I was a Sophomore in high school and one of my friends let me listen to it on his portable CD player. For whatever reason, late in Spring, the idea came up to drive up to the mountains for a day of skiing. I don’t remember who brought it up, but my parents offered to drive. We woke up at 5am, one Saturday morning, and 3 of my friends came along. I had known these guys since 1st grade. We went to grammar school together and then to the same high school. By this point, though, we had started to drift apart, so it was one of those throw back trips that we all seem to need.
High school does that to kids. When we are all confronted with becoming adults, we are forced to look in ourselves and realize, or maybe decide who we will be. We start forming the sort of lives we want to lead. The four of us hadn’t hung out much for months, and hadn’t done anything like this for a year at least. That trip to the mountains would be our last outing together. We had just become too different.

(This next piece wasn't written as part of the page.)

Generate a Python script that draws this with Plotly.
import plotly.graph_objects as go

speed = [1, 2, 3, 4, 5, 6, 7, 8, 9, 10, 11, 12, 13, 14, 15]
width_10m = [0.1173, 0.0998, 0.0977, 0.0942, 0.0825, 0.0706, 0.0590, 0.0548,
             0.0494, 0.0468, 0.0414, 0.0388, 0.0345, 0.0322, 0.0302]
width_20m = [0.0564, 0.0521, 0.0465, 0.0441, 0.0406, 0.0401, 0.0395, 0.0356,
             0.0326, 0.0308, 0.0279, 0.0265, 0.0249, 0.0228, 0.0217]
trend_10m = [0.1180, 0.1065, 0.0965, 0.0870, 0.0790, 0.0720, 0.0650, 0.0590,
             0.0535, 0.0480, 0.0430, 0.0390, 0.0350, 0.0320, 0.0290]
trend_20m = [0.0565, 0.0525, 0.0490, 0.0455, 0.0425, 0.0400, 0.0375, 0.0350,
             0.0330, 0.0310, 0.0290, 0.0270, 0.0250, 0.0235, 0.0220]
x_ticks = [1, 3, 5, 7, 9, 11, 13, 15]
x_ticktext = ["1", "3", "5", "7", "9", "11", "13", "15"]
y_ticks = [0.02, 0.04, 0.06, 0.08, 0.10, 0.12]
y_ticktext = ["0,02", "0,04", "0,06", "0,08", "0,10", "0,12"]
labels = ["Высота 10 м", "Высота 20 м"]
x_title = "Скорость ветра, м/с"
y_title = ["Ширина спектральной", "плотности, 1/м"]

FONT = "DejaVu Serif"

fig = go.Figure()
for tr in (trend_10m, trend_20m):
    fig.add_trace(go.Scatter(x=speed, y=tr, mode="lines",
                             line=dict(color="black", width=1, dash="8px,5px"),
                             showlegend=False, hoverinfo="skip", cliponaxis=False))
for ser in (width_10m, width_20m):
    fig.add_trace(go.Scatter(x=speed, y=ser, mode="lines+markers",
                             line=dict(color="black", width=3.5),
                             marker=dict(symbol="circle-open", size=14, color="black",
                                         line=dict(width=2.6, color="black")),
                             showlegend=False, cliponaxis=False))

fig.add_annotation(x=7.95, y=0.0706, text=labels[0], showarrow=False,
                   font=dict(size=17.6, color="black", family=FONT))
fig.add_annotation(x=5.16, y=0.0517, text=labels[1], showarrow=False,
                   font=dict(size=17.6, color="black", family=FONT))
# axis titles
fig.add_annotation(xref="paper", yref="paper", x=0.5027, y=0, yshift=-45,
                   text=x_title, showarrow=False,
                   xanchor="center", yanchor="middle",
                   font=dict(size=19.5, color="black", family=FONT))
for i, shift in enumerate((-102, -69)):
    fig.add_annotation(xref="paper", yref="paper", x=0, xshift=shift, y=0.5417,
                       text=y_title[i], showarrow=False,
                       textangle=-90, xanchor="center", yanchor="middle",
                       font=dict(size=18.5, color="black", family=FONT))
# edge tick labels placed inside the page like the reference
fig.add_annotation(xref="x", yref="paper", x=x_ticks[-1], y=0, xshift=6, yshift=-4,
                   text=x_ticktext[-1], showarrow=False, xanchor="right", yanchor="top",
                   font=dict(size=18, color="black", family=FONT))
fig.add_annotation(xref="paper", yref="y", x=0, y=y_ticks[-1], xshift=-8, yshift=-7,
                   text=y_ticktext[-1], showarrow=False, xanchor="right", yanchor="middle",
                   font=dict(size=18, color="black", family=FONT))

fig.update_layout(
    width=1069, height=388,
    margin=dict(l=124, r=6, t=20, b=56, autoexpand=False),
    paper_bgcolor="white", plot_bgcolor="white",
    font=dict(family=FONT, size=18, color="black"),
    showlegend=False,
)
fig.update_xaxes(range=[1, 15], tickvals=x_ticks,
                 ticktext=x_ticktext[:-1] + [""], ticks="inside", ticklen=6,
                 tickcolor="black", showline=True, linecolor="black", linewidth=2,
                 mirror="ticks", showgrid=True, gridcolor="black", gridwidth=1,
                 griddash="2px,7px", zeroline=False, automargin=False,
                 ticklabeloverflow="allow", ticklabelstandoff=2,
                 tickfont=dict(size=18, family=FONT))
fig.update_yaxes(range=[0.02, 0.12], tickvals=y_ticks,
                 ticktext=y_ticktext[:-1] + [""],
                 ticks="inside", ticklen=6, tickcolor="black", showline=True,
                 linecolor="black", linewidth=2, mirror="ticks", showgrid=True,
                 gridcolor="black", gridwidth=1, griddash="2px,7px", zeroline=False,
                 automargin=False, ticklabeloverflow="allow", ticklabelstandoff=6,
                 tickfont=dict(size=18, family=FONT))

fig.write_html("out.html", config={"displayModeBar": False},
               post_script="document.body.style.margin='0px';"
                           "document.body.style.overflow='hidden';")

For one day though, we shared some good times, and some songs on a CD player. The day of skiing was memorable for sure, too. The highlight of the day was the first run down an intermediate slope. The two of us who had skied before were a little shaky, yet we tried to give the other two some help. At the top, once we got of the lift, we were all surprised to see one of the newbies, tear off down the slope. I thought he had played us about not knowing how to sky. The other guy who knew how to sky went down after him to find out. I stayed up to help the fourth down.
When we got to the bottom, there was a great story of how he really hadn’t known how to sky, and just figured pointing them straight downhill would be simple enough. Fortunately he didn’t hit anyone, but he did crash in the middle of a bunch of people, and sprayed snow all over some lady. He also got yelled at for going too fast, and nearly killing someone. It was all good fun.

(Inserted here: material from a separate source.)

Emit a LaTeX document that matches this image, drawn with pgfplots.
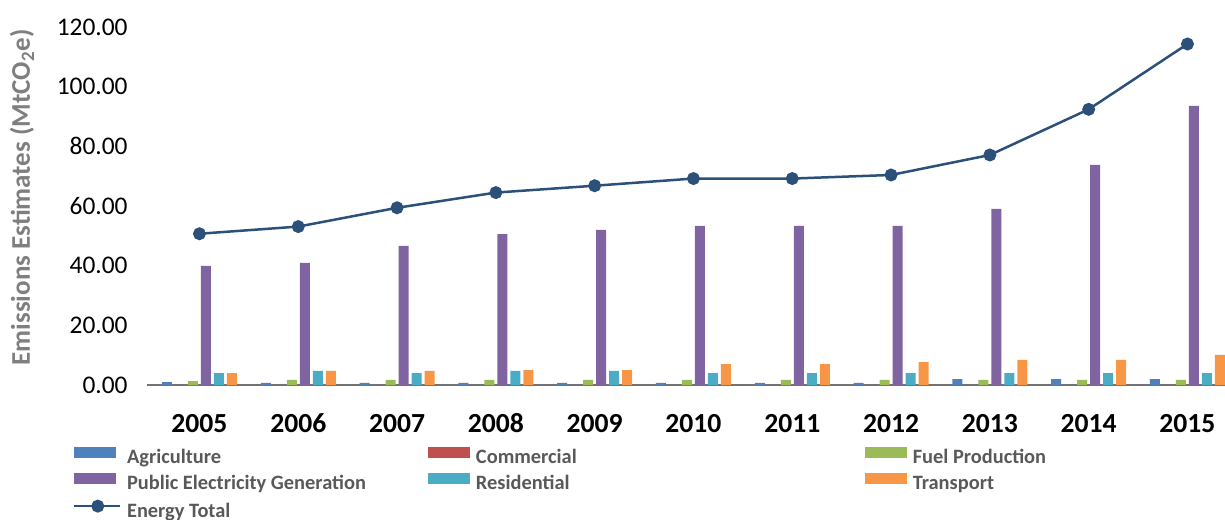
\documentclass[border=0pt]{standalone}
\usepackage{pgfplots}
\usepackage{pgfplotstable}
\pgfplotsset{compat=1.18}
\usepackage{fontspec}
\setmainfont{Carlito}

\definecolor{agri}{HTML}{4F81BD}
\definecolor{comm}{HTML}{C0504D}
\definecolor{fuel}{HTML}{9BBB59}
\definecolor{pubel}{HTML}{8064A2}
\definecolor{resi}{HTML}{4BACC6}
\definecolor{trans}{HTML}{F79646}
\definecolor{total}{RGB}{43,80,122}
\definecolor{legtext}{HTML}{595959}
\definecolor{labtext}{HTML}{7F7F7F}

\pgfplotsset{
  barlegend/.style={legend image code/.code={\fill[##1] (0pt,0.25pt) rectangle (21pt,5.75pt);}},
  linelegend/.style={legend image code/.code={%
    \draw[##1, mark=none] (0pt,3pt) -- (23pt,3pt);
    \fill[total] (12pt,3pt) circle (2.6pt);}},
}

% x: 0 = 2005 ... 10 = 2015
\pgfplotstableread{
x  agri comm fuel pub  res trans total
0  1.0  0    1.3  39.9 4.0 4.0   50.7
1  0.7  0    1.7  40.9 4.7 4.7   53.1
2  0.7  0    1.7  46.6 4.0 4.7   59.4
3  0.7  0    1.7  50.6 4.7 5.0   64.5
4  0.7  0    1.7  52.0 4.7 5.0   66.8
5  0.7  0    1.7  53.3 4.0 7.0   69.2
6  0.7  0    1.7  53.3 4.0 7.0   69.2
7  0.7  0    1.7  53.3 4.0 7.7   70.4
8  2.0  0    1.7  59.0 4.0 8.4   77.1
9  2.0  0    1.7  73.8 4.0 8.4   92.4
10 2.0  0    1.7  93.6 4.0 10.1  114.3
}\emis

\begin{document}
\begin{tikzpicture}
\begin{axis}[
  scale only axis,
  width=539pt, height=179pt,
  xmin=-0.531, xmax=10.38,
  ymin=0, ymax=120,
  axis x line*=bottom,
  axis y line*=left,
  y axis line style={draw=none},
  x axis line style={draw=black!55, line width=1pt},
  xtick={0,...,10},
  xticklabels={2005,2006,2007,2008,2009,2010,2011,2012,2013,2014,2015},
  xticklabel style={font=\fontsize{13.8}{14}\selectfont\bfseries, anchor=north, inner sep=0pt, yshift=-10pt},
  ytick={0,20,...,120},
  yticklabel style={font=\fontsize{12.7}{13}\selectfont, anchor=east, inner sep=0pt, xshift=-9.5pt},
  /pgf/number format/.cd, fixed, fixed zerofill, precision=2, assume math mode=true,
  /pgfplots/.cd,
  tick style={draw=none},
  ylabel={Emissions Estimates (MtCO\textsubscript{2}e)},
  every axis y label/.style={at={(axis description cs:-0.116,0.524)}, rotate=90, anchor=center,
    font=\fontsize{13.5}{14}\selectfont\bfseries, text=labtext},
  ybar, bar width=5pt,
  legend columns=3,
  legend style={draw=none, fill=none, at={(axis description cs:-0.075,-0.16)}, anchor=north west,
    font=\fontsize{10.2}{11}\selectfont\bfseries, text=legtext,
    nodes={inner sep=0pt, text height=7pt, text depth=2pt},
    row sep=3pt,
    /tikz/every odd column/.style={column sep=3pt},
    /tikz/column 2/.style={column sep=31pt},
    /tikz/column 4/.style={column sep=144pt},
    legend cell align=left},
  barlegend,
]
\addplot[fill=agri, draw=none, bar shift=-16.25pt] table[x=x, y=agri] {\emis};
\addlegendentry{Agriculture}
\addplot[fill=comm, draw=none, bar shift=-9.75pt] table[x=x, y=comm] {\emis};
\addlegendentry{Commercial}
\addplot[fill=fuel, draw=none, bar shift=-3.25pt] table[x=x, y=fuel] {\emis};
\addlegendentry{Fuel Production}
\addplot[fill=pubel, draw=none, bar shift=3.25pt] table[x=x, y=pub] {\emis};
\addlegendentry{Public Electricity Generation}
\addplot[fill=resi, draw=none, bar shift=9.75pt] table[x=x, y=res] {\emis};
\addlegendentry{Residential}
\addplot[fill=trans, draw=none, bar shift=16.25pt] table[x=x, y=trans] {\emis};
\addlegendentry{Transport}
\addplot[sharp plot, draw=total, line width=1.25pt, mark=*, mark size=2.6pt,
  mark options={fill=total, draw=total}, linelegend]
  table[x=x, y=total] {\emis};
\addlegendentry{Energy Total}
\end{axis}
\pgfresetboundingbox
\useasboundingbox (-73.5pt,-67pt) rectangle (539pt,192.5pt);
\end{tikzpicture}
\end{document}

On the way home we piled into my dad’s Chevy extended cab and headed home. About 20 minutes into the 3 hour drive the CD player came out, and surprisingly it got passed around. We all got a chance to really listen to Nirvana.

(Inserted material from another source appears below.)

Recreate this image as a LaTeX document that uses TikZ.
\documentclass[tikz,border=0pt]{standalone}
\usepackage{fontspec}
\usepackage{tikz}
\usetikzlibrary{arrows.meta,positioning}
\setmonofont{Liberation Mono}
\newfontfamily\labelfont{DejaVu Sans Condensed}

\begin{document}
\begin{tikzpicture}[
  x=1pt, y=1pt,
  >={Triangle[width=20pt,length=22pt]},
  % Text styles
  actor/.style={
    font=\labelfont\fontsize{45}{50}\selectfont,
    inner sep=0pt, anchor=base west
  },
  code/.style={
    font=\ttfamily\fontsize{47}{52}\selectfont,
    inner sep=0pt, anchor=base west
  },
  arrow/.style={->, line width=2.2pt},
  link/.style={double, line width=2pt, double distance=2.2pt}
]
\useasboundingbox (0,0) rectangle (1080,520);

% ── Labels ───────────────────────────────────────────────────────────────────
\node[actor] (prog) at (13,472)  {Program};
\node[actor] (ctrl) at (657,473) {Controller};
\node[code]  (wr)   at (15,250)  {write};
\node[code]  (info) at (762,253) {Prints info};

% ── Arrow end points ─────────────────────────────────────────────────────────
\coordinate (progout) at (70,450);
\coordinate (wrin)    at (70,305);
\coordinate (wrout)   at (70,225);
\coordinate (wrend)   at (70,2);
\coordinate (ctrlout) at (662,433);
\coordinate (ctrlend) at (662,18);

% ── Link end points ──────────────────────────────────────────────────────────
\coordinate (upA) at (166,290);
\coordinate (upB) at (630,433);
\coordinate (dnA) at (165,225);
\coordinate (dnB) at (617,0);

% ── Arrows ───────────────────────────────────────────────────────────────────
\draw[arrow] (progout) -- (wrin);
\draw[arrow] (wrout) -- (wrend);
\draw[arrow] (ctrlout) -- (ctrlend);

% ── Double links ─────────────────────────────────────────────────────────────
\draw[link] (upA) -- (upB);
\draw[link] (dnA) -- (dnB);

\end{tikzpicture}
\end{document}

Like I said, we had been drifting apart and now belonged to slightly different crowds, but the music made us all connect. There were no issues sharing and being quite while the others listened. We were sharing something important, something special. It felt good knowing we all were on the same page and felt the same way about this guy wailing away. It wasn’t so much that the music was good, but that it was our music. It was and for our generation. My parents didn’t know what we were listening to. The radio station hadn’t started playing it. Courtney Love hadn’t started defiling her husband’s music. Before all that, and Cobain’s demise, Nirvana was grunge for us gen-Xers. He wasn’t a genius, or a master, as his suicide has suggested to some. The music was just a representation of a certain sentiment at our given time.
So much music is that way, and every generation seems to have moments of clarity and voice, along with every individual. There is nothing particularly meaningful in that point, but its fun to be reminded of our youthful discoveries once in a while.